The upper panel in the below chart shows major equity
indices globally (Dow, Dax, Shanghai, Korea, Hang Seng, UK and India), all
indexed to 9th Nov 2008 when a G20 meeting was held to address the
Lehman failure and subsequent financial crisis.
The lower panel shows the dollar index, taken as a general
reference for the currency markets. The yellow vertical lines show the dates of
G20 meetings of Finance Ministers and Central Bank governors. The next such G20
meet is on the 18th of March 2017 (i.e., next weekend) in Germany.
Impact of G20 meet of Finance Ministers and Central Banks
on Equity Markets and USD Index
In 2008, 2009 and 2010 equity markets rallied after these
meets while dollar weakened. These meeting were primarily held to address the
financial crisis and consequently equity markets took a breather post them. We
cannot rule out coordinated action by government to prop up equity markets in
order to restore confidence. Dollar was attracting safe haven flows during this
period and consequently after every such meeting the dollar index weakened.
In 2011, 2012 and 2013 equity markets showed pick up in
upward momentum post such meetings, while the dollar index was mixed to
slightly weaker post these meetings.
In 2014, 2015 and 2016 specifically equity markets picked up
momentum and rallied post these meetings and the dollar index weakened as well.
The Feb 27th 2016 meeting surprisingly put an end to Chinese
concerns and equity markets turned around from that
date to record all time
highs.
The next meeting and my expectations
The next meeting is on the 18th March (Saturday)

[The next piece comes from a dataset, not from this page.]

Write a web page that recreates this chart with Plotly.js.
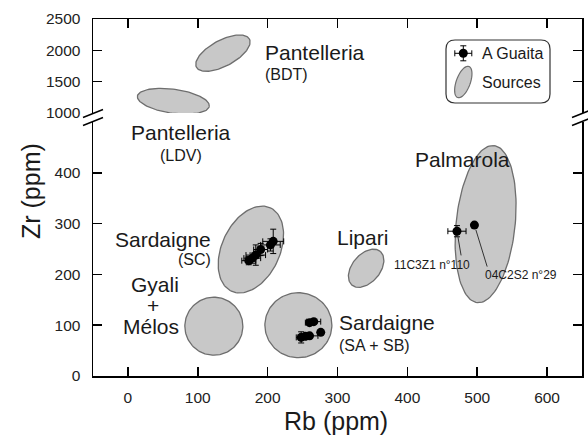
<!DOCTYPE html>
<html>
<head>
<meta charset="utf-8">
<script src="https://cdn.plot.ly/plotly-3.0.1.min.js"></script>
<style>html,body{margin:0;padding:0;background:#fff;}#chart{width:588px;height:437px;}</style>
</head>
<body>
<div id="chart"></div>
<script>
// ---------------- DATA ----------------
// Source fields (ellipses): centre in ppm, semi-axes in pixels, tilt in degrees
const sourceNames   = ['Pantelleria (BDT)', 'Pantelleria (LDV)', 'Sardaigne (SC)', 'Gyali + Mélos', 'Sardaigne (SA + SB)', 'Lipari', 'Palmarola'];
const sourceRb      = [136, 65, 176, 123, 244, 341, 512];
const sourceZr      = [1955, 1188, 249, 98, 100, 212, 299];
const sourceMajor   = [30, 36.3, 46, 29, 32.5, 22, 79];
const sourceMinor   = [13, 12, 29, 29, 33.5, 14, 29.5];
const sourceTilt    = [28, -8, 65, 0, 90, 50, 84];
const sourcePanel   = ['upper', 'upper', 'lower', 'lower', 'lower', 'lower', 'lower'];

// A Guaita artefacts
const guaitaRb    = [173, 178, 183, 190, 204, 208, 248, 254, 260, 260, 266, 276, 471, 496];
const guaitaZr    = [227, 232, 238, 249, 258, 265, 76, 78, 79, 105, 107, 86, 285, 297];
const guaitaErrRb = [10, 12, 14, 10, 14, 15, 7, 8, 12, 6, 10, 0, 13, 0];
const guaitaErrZr = [8, 10, 20, 12, 12, 24, 11, 5, 4, 4, 4, 0, 11, 0];

const labelledNames = ['11C3Z1 n°110', '04C2S2 n°29'];
const labelledRb    = [471, 496];
const labelledZr    = [285, 297];

const xTicks      = [0, 100, 200, 300, 400, 500, 600];
const yLowTicks   = [0, 100, 200, 300, 400];
const yHighTicks  = [1000, 1500, 2000, 2500];

// ---------------- LAYOUT GEOMETRY ----------------
const W = 588, H = 437, ML = 93, MR = 6, MT = 19, MB = 61;
const PW = W - ML - MR, PH = H - MT - MB;
const lowDom = [0, 0.7115], highDom = [0.7367, 1];
const xRange = [-50, 650], yLowRange = [0, 500], yHighRange = [1000, 2500];
const fx = px => (px - ML) / PW;
const fy = py => (H - MB - py) / PH;

const sx = PW / (xRange[1] - xRange[0]);
const syLow = (lowDom[1] - lowDom[0]) * PH / (yLowRange[1] - yLowRange[0]);
const syHigh = (highDom[1] - highDom[0]) * PH / (yHighRange[1] - yHighRange[0]);

const FONT = 'Liberation Sans, Arial, Helvetica, sans-serif';
const TXT = '#1a1a1a';

function ellipsePts(cx, cy, a, b, tiltDeg, kx, ky) {
  const xs = [], ys = [];
  const th = tiltDeg * Math.PI / 180;
  for (let i = 0; i <= 120; i++) {
    const t = 2 * Math.PI * i / 120;
    const u = a * Math.cos(t), v = b * Math.sin(t);
    const dx = u * Math.cos(th) - v * Math.sin(th);
    const dy = u * Math.sin(th) + v * Math.cos(th);
    xs.push(cx + dx / kx);
    ys.push(cy + dy / ky);
  }
  return [xs, ys];
}

const traces = [];
sourceNames.forEach((n, i) => {
  const up = sourcePanel[i] === 'upper';
  const [xs, ys] = ellipsePts(sourceRb[i], sourceZr[i], sourceMajor[i], sourceMinor[i], sourceTilt[i], sx, up ? syHigh : syLow);
  traces.push({
    type: 'scatter', mode: 'lines', name: n, x: xs, y: ys,
    xaxis: up ? 'x2' : 'x', yaxis: up ? 'y2' : 'y',
    fill: 'toself', fillcolor: '#c8c8c8',
    line: {color: '#6e6e6e', width: 1.3}, hoverinfo: 'skip', showlegend: false
  });
});

traces.push({
  type: 'scatter', mode: 'markers', name: 'A Guaita',
  x: guaitaRb, y: guaitaZr, xaxis: 'x', yaxis: 'y',
  marker: {color: '#000', size: 9},
  error_x: {type: 'data', array: guaitaErrRb, visible: true, color: '#000', thickness: 1, width: 3},
  error_y: {type: 'data', array: guaitaErrZr, visible: true, color: '#000', thickness: 1, width: 3},
  showlegend: false
});

// ---------------- SHAPES ----------------
const shapes = [];
function pline(x0, y0, x1, y1, w) {
  shapes.push({type: 'line', xref: 'paper', yref: 'paper', x0: fx(x0), y0: fy(y0), x1: fx(x1), y1: fy(y1),
    line: {color: '#000', width: w || 1.5}});
}
// axis break marks
[ML, W - MR].forEach(bx => {
  [113.5, 121.5].forEach(by => pline(bx - 10, by + 4, bx + 10, by - 4, 1.5));
});

// legend box (rounded)
(function () {
  const x0 = 446, x1 = 550, y0 = 40, y1 = 103, r = 9;
  const P = (px, py) => fx(px) + ',' + fy(py);
  const d = 'M' + P(x0 + r, y0) + ' L' + P(x1 - r, y0) + ' Q' + P(x1, y0) + ' ' + P(x1, y0 + r) +
    ' L' + P(x1, y1 - r) + ' Q' + P(x1, y1) + ' ' + P(x1 - r, y1) +
    ' L' + P(x0 + r, y1) + ' Q' + P(x0, y1) + ' ' + P(x0, y1 - r) +
    ' L' + P(x0, y0 + r) + ' Q' + P(x0, y0) + ' ' + P(x0 + r, y0) + ' Z';
  shapes.push({type: 'path', xref: 'paper', yref: 'paper', path: d, fillcolor: '#fff', line: {color: '#333', width: 1.2}, layer: 'above'});
  // marker icon with error bars
  const mx = 463.3, my = 53.3;
  pline(mx - 8.5, my, mx + 8.5, my, 1);
  pline(mx, my - 7.5, mx, my + 7.5, 1);
  pline(mx - 8.5, my - 3, mx - 8.5, my + 3, 1);
  pline(mx + 8.5, my - 3, mx + 8.5, my + 3, 1);
  pline(mx - 3, my - 7.5, mx + 3, my - 7.5, 1);
  pline(mx - 3, my + 7.5, mx + 3, my + 7.5, 1);
  shapes.push({type: 'circle', xref: 'paper', yref: 'paper', x0: fx(mx - 4.5), x1: fx(mx + 4.5), y0: fy(my + 4.5), y1: fy(my - 4.5),
    fillcolor: '#000', line: {color: '#000', width: 0}});
  // ellipse icon
  const ex = 463.3, ey = 82, a = 16.5, b = 7, th = 70 * Math.PI / 180;
  let pd = '';
  for (let i = 0; i <= 60; i++) {
    const t = 2 * Math.PI * i / 60;
    const u = a * Math.cos(t), v = b * Math.sin(t);
    const px = ex + u * Math.cos(th) - v * Math.sin(th);
    const py = ey - (u * Math.sin(th) + v * Math.cos(th));
    pd += (i === 0 ? 'M' : ' L') + fx(px) + ',' + fy(py);
  }
  pd += ' Z';
  shapes.push({type: 'path', xref: 'paper', yref: 'paper', path: pd, fillcolor: '#c8c8c8', line: {color: '#6e6e6e', width: 1.2}, layer: 'above'});
})();

// ---------------- ANNOTATIONS ----------------
const annotations = [];
function label(text, px, py, size, anchor) {
  annotations.push({text: text, xref: 'paper', yref: 'paper', x: fx(px), y: fy(py), xanchor: anchor || 'center', yanchor: 'middle',
    showarrow: false, font: {family: FONT, size: size, color: TXT}});
}
label('Pantelleria', 263, 52, 21, 'left');
label('(BDT)', 263, 74, 16, 'left');
label('Pantelleria', 181, 132, 21);
label('(LDV)', 181, 155, 16);
label('Palmarola', 462, 159, 21);
label('Sardaigne', 213, 239, 21, 'right');
label('(SC)', 213, 259, 16, 'right');
label('Lipari', 362, 237, 21);
label('Gyali', 155, 284, 21);
label('+', 153, 305, 21);
label('Mélos', 151, 326, 21);
label('Sardaigne', 337, 322, 21, 'left');
label('(SA + SB)', 337, 345, 16, 'left');
label(labelledNames[0], 472, 265, 12, 'right');
label(labelledNames[1], 483, 275, 12, 'left');
label('A Guaita', 480, 53.5, 16, 'left');
label('Sources', 480, 82, 16, 'left');
// axis titles
label('Rb (ppm)', 336, 421, 25);
annotations.push({text: 'Zr (ppm)', xref: 'paper', yref: 'paper', x: fx(31), y: fy(191), xanchor: 'center', yanchor: 'middle',
  textangle: -90, showarrow: false, font: {family: FONT, size: 25, color: TXT}});
// leader lines to labelled points
const leaderOff = [[4.4, 25.7], [13.2, 43]];
labelledNames.forEach((n, i) => {
  annotations.push({text: '', x: labelledRb[i], y: labelledZr[i], xref: 'x', yref: 'y', showarrow: true, arrowhead: 0,
    ax: leaderOff[i][0], ay: leaderOff[i][1], arrowwidth: 1, arrowcolor: '#333', standoff: 5});
});

// ---------------- AXES ----------------
const common = {
  showline: true, linecolor: '#000', linewidth: 1.5, ticks: 'inside', ticklen: 9, tickwidth: 1.5, tickcolor: '#000',
  showgrid: false, zeroline: false, tickfont: {family: FONT, size: 15.5, color: '#222'}, fixedrange: true
};
const layout = {
  width: W, height: H, margin: {l: ML, r: MR, t: MT, b: MB},
  paper_bgcolor: '#fff', plot_bgcolor: '#fff', showlegend: false,
  xaxis: Object.assign({}, common, {domain: [0, 1], range: xRange, tickvals: xTicks, anchor: 'y', mirror: false, ticklabelstandoff: 7}),
  xaxis2: Object.assign({}, common, {domain: [0, 1], range: xRange, tickvals: xTicks, anchor: 'y2', matches: 'x', side: 'top', showticklabels: false, mirror: false}),
  yaxis: Object.assign({}, common, {domain: lowDom, range: yLowRange, tickvals: yLowTicks, anchor: 'x', mirror: 'allticks', ticklabelstandoff: 8}),
  yaxis2: Object.assign({}, common, {domain: highDom, range: yHighRange, tickvals: yHighTicks, anchor: 'x2', mirror: 'allticks', ticklabelstandoff: 8}),
  shapes: shapes, annotations: annotations
};

Plotly.newPlot('chart', traces, layout, {displayModeBar: false, staticPlot: true});
</script>
</body>
</html>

2017 in Germany. Equity markets are already showing upward momentum so the
pickup could be moderate but one should for sure expect new highs in the week
ending 24th March.
US has been worried about other countries using their
currency to get a higher share of trade and I would expect this to be discussed
in detail in such a meeting. Going into the meeting and post the event we
should see other currencies appreciating against the USD specially JPY, CNH and
other EM currencies. Historically USD index has weakened post these meetings
because of flows away from safe haven of the dollar. But now there is a larger
case for weaker dollar immediately before and after this meeting as trade
protectionism comes to the table.
FOMC on the 15th of March can push the dollar
higher post which we should see the G20 meet becoming the theme. Therefore I
would not sell the dollar as yet because the FED seems to be on a hawkish path
and can surprise the market by talking about balance sheet reduction. But once
the FOMC is behind us we should focus on the G20 which has been more impactful
on the markets then most other events.